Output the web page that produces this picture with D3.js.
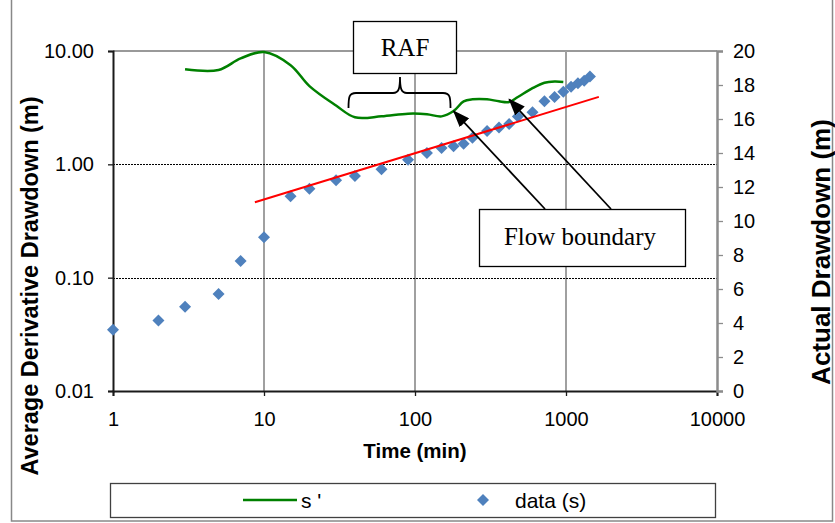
<!DOCTYPE html>
<html>
<head>
<meta charset="utf-8">
<script src="https://cdn.jsdelivr.net/npm/d3@7"></script>
<style>
  body { margin: 0; background: #fff; }
  svg { display: block; }
  text { font-family: "Liberation Sans", Arial, sans-serif; }
</style>
</head>
<body>
<svg width="835" height="523"></svg>
<script>
// pumping test: time (min) vs actual drawdown (m)
const times = [1, 2, 3, 5, 7, 10, 15, 20, 30, 40, 60, 90, 120, 150, 180, 210, 240, 300, 360, 420, 480, 600, 720, 840, 960, 1080, 1200, 1320, 1440];
const drawdown = [3.6, 4.15, 4.95, 5.7, 7.65, 9.05, 11.45, 11.9, 12.4, 12.65, 13.05, 13.6, 14.0, 14.3, 14.4, 14.55, 14.9, 15.3, 15.5, 15.7, 16.15, 16.4, 17.05, 17.3, 17.6, 17.9, 18.1, 18.25, 18.5];

// average derivative s'
const derivTimes = [3, 5, 7, 10, 15, 20, 30, 40, 60, 90, 120, 150, 180, 210, 240, 300, 360, 420, 480, 600, 720, 840, 960];
const derivative = [6.9, 6.8, 8.6, 9.8, 7.5, 4.9, 3.3, 2.6, 2.65, 2.8, 2.77, 2.65, 2.95, 3.6, 3.75, 3.75, 3.6, 3.55, 3.93, 4.7, 5.25, 5.38, 5.33];

// straight line fitted through the late data
const fitTimes = [8.7, 1650];
const fitDrawdown = [11.1, 17.3];

const xTicks = [1, 10, 100, 1000, 10000];
const yLeftTicks = [0.01, 0.1, 1, 10];
const yRightTicks = [0, 2, 4, 6, 8, 10, 12, 14, 16, 18, 20];

const sv = d3.select("svg");
const L = 113, R = 717, T = 51, B = 391;

const x = d3.scaleLog().domain([1, 10000]).range([L, R]);
const yl = d3.scaleLog().domain([0.01, 10]).range([B, T]);
const yr = d3.scaleLinear().domain([0, 20]).range([B, T]);

// chart border
sv.append("rect")
    .attr("x", 11.5).attr("y", -5)
    .attr("width", 821).attr("height", 526)
    .attr("fill", "none").attr("stroke", "#888").attr("stroke-width", 1.5);

// top edge of plot area
sv.append("line")
    .attr("x1", L).attr("x2", R).attr("y1", T).attr("y2", T)
    .attr("stroke", "#999").attr("stroke-width", 2);

// vertical gridlines
sv.append("g").selectAll("line")
    .data([10, 100, 1000])
    .enter().append("line")
    .attr("x1", function (d) { return x(d); })
    .attr("x2", function (d) { return x(d); })
    .attr("y1", T).attr("y2", B)
    .attr("stroke", "#a0a0a0").attr("stroke-width", 2);

// horizontal dotted gridlines
sv.append("g").selectAll("line")
    .data([0.1, 1])
    .enter().append("line")
    .attr("x1", L).attr("x2", R)
    .attr("y1", function (d) { return Math.round(yl(d)) + 0.5; })
    .attr("y2", function (d) { return Math.round(yl(d)) + 0.5; })
    .attr("stroke", "#000").attr("stroke-width", 1)
    .attr("stroke-dasharray", "2,1");

// axes
const gx = sv.append("g")
    .attr("transform", "translate(0," + B + ")")
    .call(d3.axisBottom(x).tickValues(xTicks).tickFormat(d3.format("d"))
        .tickSizeOuter(0).tickSize(5).tickPadding(16));

const gl = sv.append("g")
    .attr("transform", "translate(" + L + ",0)")
    .call(d3.axisLeft(yl).tickValues(yLeftTicks).tickFormat(d3.format(".2f"))
        .tickSizeOuter(0).tickSize(5).tickPadding(14));

const gr = sv.append("g")
    .attr("transform", "translate(" + R + ",0)")
    .call(d3.axisRight(yr).tickValues(yRightTicks)
        .tickSizeOuter(0).tickSize(6).tickPadding(10));

[gx, gl].forEach(function (g) {
    g.select(".domain").attr("stroke", "#1a1a1a").attr("stroke-width", 2);
    g.selectAll(".tick line").attr("stroke", "#1a1a1a").attr("stroke-width", 1.3);
});
gr.select(".domain").attr("stroke", "#8c8c8c").attr("stroke-width", 2.5);
gr.selectAll(".tick line").attr("stroke", "#8c8c8c").attr("stroke-width", 1.3);
sv.selectAll(".tick text")
    .attr("font-size", 20).attr("fill", "#000")
    .style("font-family", "'Liberation Sans', Arial, sans-serif");

// axis titles
sv.append("text")
    .attr("x", 415).attr("y", 458)
    .attr("text-anchor", "middle")
    .attr("font-size", 20.5).attr("font-weight", "bold")
    .text("Time (min)");

sv.append("text")
    .attr("transform", "translate(38,286) rotate(-90)")
    .attr("text-anchor", "middle")
    .attr("font-size", 23.5).attr("font-weight", "bold")
    .text("Average Derivative Drawdown (m)");

sv.append("text")
    .attr("transform", "translate(830,252) rotate(-90)")
    .attr("text-anchor", "middle")
    .attr("font-size", 26).attr("font-weight", "bold")
    .text("Actual Drawdown (m)");

// s' curve on the log axis
const deriv = derivTimes.map(function (t, i) { return [t, derivative[i]]; });
sv.append("path")
    .datum(deriv)
    .attr("d", d3.line()
        .x(function (d) { return x(d[0]); })
        .y(function (d) { return yl(d[1]); })
        .curve(d3.curveCatmullRom))
    .attr("fill", "none")
    .attr("stroke", "#008000").attr("stroke-width", 2.5);

// drawdown points
const pts = times.map(function (t, i) { return [t, drawdown[i]]; });
sv.append("g").selectAll("path")
    .data(pts)
    .enter().append("path")
    .attr("d", d3.symbol(d3.symbolSquare, 72))
    .attr("transform", function (d) {
        return "translate(" + x(d[0]) + "," + yr(d[1]) + ") rotate(45)";
    })
    .attr("fill", "#4f81bd");

// fitted line
sv.append("line")
    .attr("x1", x(fitTimes[0])).attr("y1", yr(fitDrawdown[0]))
    .attr("x2", x(fitTimes[1])).attr("y2", yr(fitDrawdown[1]))
    .attr("stroke", "#ff0000").attr("stroke-width", 2);

// annotations
sv.append("defs").append("marker")
    .attr("id", "head")
    .attr("markerUnits", "userSpaceOnUse")
    .attr("markerWidth", 17).attr("markerHeight", 13)
    .attr("refX", 16).attr("refY", 6.5)
    .attr("orient", "auto")
    .append("path")
    .attr("d", "M0,0L17,6.5L0,13Z")
    .attr("fill", "#000");

const arrows = [[545, 209, x(180), yl(2.95)], [611, 209, x(420), yl(3.75)]];
sv.append("g").selectAll("line")
    .data(arrows)
    .enter().append("line")
    .attr("x1", function (d) { return d[0]; })
    .attr("y1", function (d) { return d[1]; })
    .attr("x2", function (d) { return d[2]; })
    .attr("y2", function (d) { return d[3]; })
    .attr("stroke", "#000").attr("stroke-width", 1.8)
    .attr("marker-end", "url(#head)");

// brace under the RAF label
sv.append("path")
    .attr("d", "M348.5,108 C348.5,97 349,93 356,93 L393,93 C399,93 400,88 400,77 " +
        "C400,88 401,93 407,93 L443,93 C450,93 450.5,97 450.5,108")
    .attr("fill", "none").attr("stroke", "#000").attr("stroke-width", 1.8);

function box(x0, y0, w, h, label, tx, ty) {
    sv.append("rect")
        .attr("x", x0).attr("y", y0).attr("width", w).attr("height", h)
        .attr("fill", "#fff").attr("stroke", "#000").attr("stroke-width", 1.3);
    sv.append("text")
        .attr("x", tx).attr("y", ty)
        .attr("text-anchor", "middle")
        .attr("font-size", 25)
        .style("font-family", "'Liberation Serif', 'Times New Roman', serif")
        .text(label);
}
box(353.5, 21.5, 103, 52, "RAF", 405, 56);
box(479.5, 209.5, 206, 57, "Flow boundary", 580, 245);

// legend
sv.append("rect")
    .attr("x", 110.5).attr("y", 483.5).attr("width", 605).attr("height", 34)
    .attr("fill", "#fff").attr("stroke", "#404040").attr("stroke-width", 1.3);
sv.append("line")
    .attr("x1", 243).attr("x2", 297).attr("y1", 500).attr("y2", 500)
    .attr("stroke", "#008000").attr("stroke-width", 2.5);
sv.append("text")
    .attr("x", 301).attr("y", 507.5)
    .attr("font-size", 21)
    .text("s '");
sv.append("path")
    .attr("d", d3.symbol(d3.symbolSquare, 72))
    .attr("transform", "translate(483,500) rotate(45)")
    .attr("fill", "#4f81bd");
sv.append("text")
    .attr("x", 515).attr("y", 507.5)
    .attr("font-size", 21)
    .text("data (s)");
</script>
</body>
</html>
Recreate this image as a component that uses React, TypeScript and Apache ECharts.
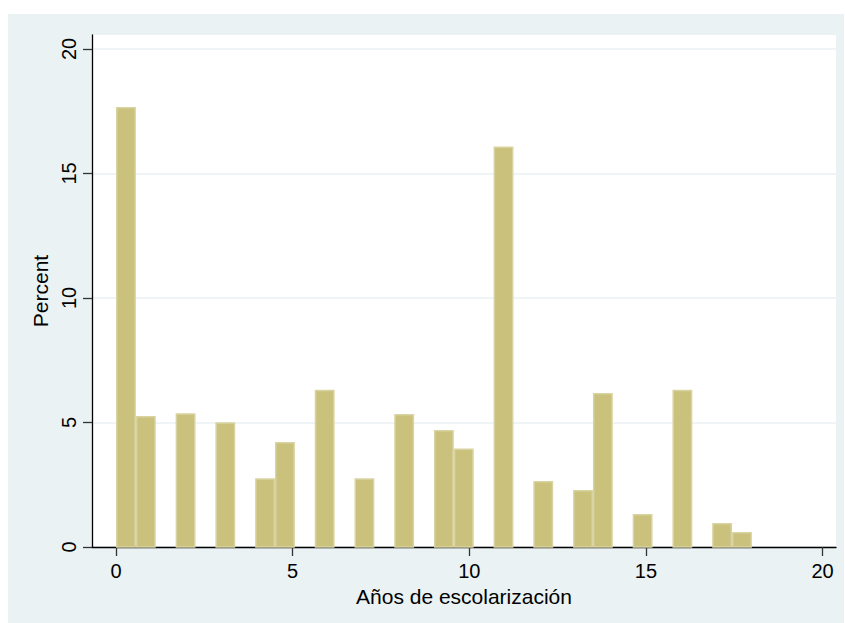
import React, { useEffect, useRef } from 'react';
import * as echarts from 'echarts';

// Years of schooling (each integer value falls in one 0.5625-wide histogram bin)
const years = [0, 1, 2, 3, 4, 5, 6, 7, 8, 9, 10, 11, 12, 13, 14, 15, 16, 17, 18];
const percent = [17.67, 5.26, 5.37, 5.01, 2.76, 4.22, 6.31, 2.76, 5.34, 4.70, 3.96, 16.08, 2.65, 2.29, 6.18, 1.33, 6.31, 0.96, 0.60];
const BIN_WIDTH = 0.5625; // 32 bins over 0..18
const N_BINS = 32;
const xTicks = [0, 5, 10, 15, 20];
const yTicks = [0, 5, 10, 15, 20];

const FONT = '"Liberation Sans", Arial, Helvetica, sans-serif';

export default function App() {
  const ref = useRef<HTMLDivElement>(null);
  useEffect(() => {
    if (!ref.current) return;
    const chart = echarts.init(ref.current, null, { renderer: 'svg' });
    const data = years.map((y, i) => {
      const lo = Math.min(Math.floor(y / BIN_WIDTH), N_BINS - 1) * BIN_WIDTH;
      return [lo, lo + BIN_WIDTH, percent[i]];
    });
    chart.setOption({
      animation: false,
      backgroundColor: '#eaf2f3',
      grid: {
        left: 84,
        top: 21,
        width: 744,
        height: 512,
        show: true,
        backgroundColor: '#ffffff',
        borderWidth: 0,
      },
      xAxis: {
        type: 'value',
        min: -0.68,
        max: 20.38,
        name: 'Años de escolarización',
        nameLocation: 'middle',
        nameGap: 34,
        nameTextStyle: { fontSize: 21, color: '#000', fontFamily: FONT },
        axisLine: { show: true, onZero: false, lineStyle: { color: '#000', width: 1.3 } },
        axisTick: { show: true, length: 9, customValues: xTicks, lineStyle: { color: '#333', width: 1.3 } },
        axisLabel: { customValues: xTicks, margin: 14, fontSize: 20, color: '#000', fontFamily: FONT },
        splitLine: { show: false },
      },
      yAxis: {
        type: 'value',
        min: 0,
        max: 20.56,
        interval: 5,
        name: 'Percent',
        nameLocation: 'middle',
        nameGap: 36,
        nameRotate: 90,
        nameTextStyle: { fontSize: 21, color: '#000', fontFamily: FONT },
        axisLine: { show: true, onZero: false, lineStyle: { color: '#000', width: 1.3 } },
        axisTick: { show: true, length: 9, customValues: yTicks, lineStyle: { color: '#333', width: 1.3 } },
        axisLabel: { customValues: yTicks, rotate: 90, margin: 13, fontSize: 20, color: '#000', fontFamily: FONT },
        splitLine: { show: true, lineStyle: { color: '#eaf2f3', width: 1.5 } },
      },
      series: [
        {
          type: 'custom',
          encode: { x: [0, 1], y: 2 },
          data,
          renderItem: (params: any, api: any) => {
            const x0 = api.value(0);
            const x1 = api.value(1);
            const v = api.value(2);
            const p0 = api.coord([x0, v]);
            const p1 = api.coord([x1, 0]);
            return {
              type: 'rect',
              shape: {
                x: p0[0] + 0.75,
                y: p0[1] + 0.75,
                width: p1[0] - p0[0] - 1.5,
                height: p1[1] - p0[1] - 0.75,
              },
              style: { fill: '#c9c17c', stroke: '#d9d3a2', lineWidth: 1.5 },
            };
          },
        },
      ],
    });
    return () => chart.dispose();
  }, []);
  return (
    <div style={{ position: 'fixed', left: 0, top: 0, width: 845, height: 623, background: '#ffffff' }}>
      <div ref={ref} style={{ position: 'absolute', left: 8, top: 14, width: 836, height: 609 }} />
    </div>
  );
}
━━━━
== REQUIRED TASK ==
Nothing but the lines above, starting at the line that contains "Recreate this image" and ending at the line that contains "Arial, Helvetica, sans-serif';", should be given again, exactly and without the pictures.

== RESULT ==
Recreate this image as a component that uses React, TypeScript and Apache ECharts.
import React, { useEffect, useRef } from 'react';
import * as echarts from 'echarts';

// Years of schooling (each integer value falls in one 0.5625-wide histogram bin)
const years = [0, 1, 2, 3, 4, 5, 6, 7, 8, 9, 10, 11, 12, 13, 14, 15, 16, 17, 18];
const percent = [17.67, 5.26, 5.37, 5.01, 2.76, 4.22, 6.31, 2.76, 5.34, 4.70, 3.96, 16.08, 2.65, 2.29, 6.18, 1.33, 6.31, 0.96, 0.60];
const BIN_WIDTH = 0.5625; // 32 bins over 0..18
const N_BINS = 32;
const xTicks = [0, 5, 10, 15, 20];
const yTicks = [0, 5, 10, 15, 20];

const FONT = '"Liberation Sans", Arial, Helvetica, sans-serif';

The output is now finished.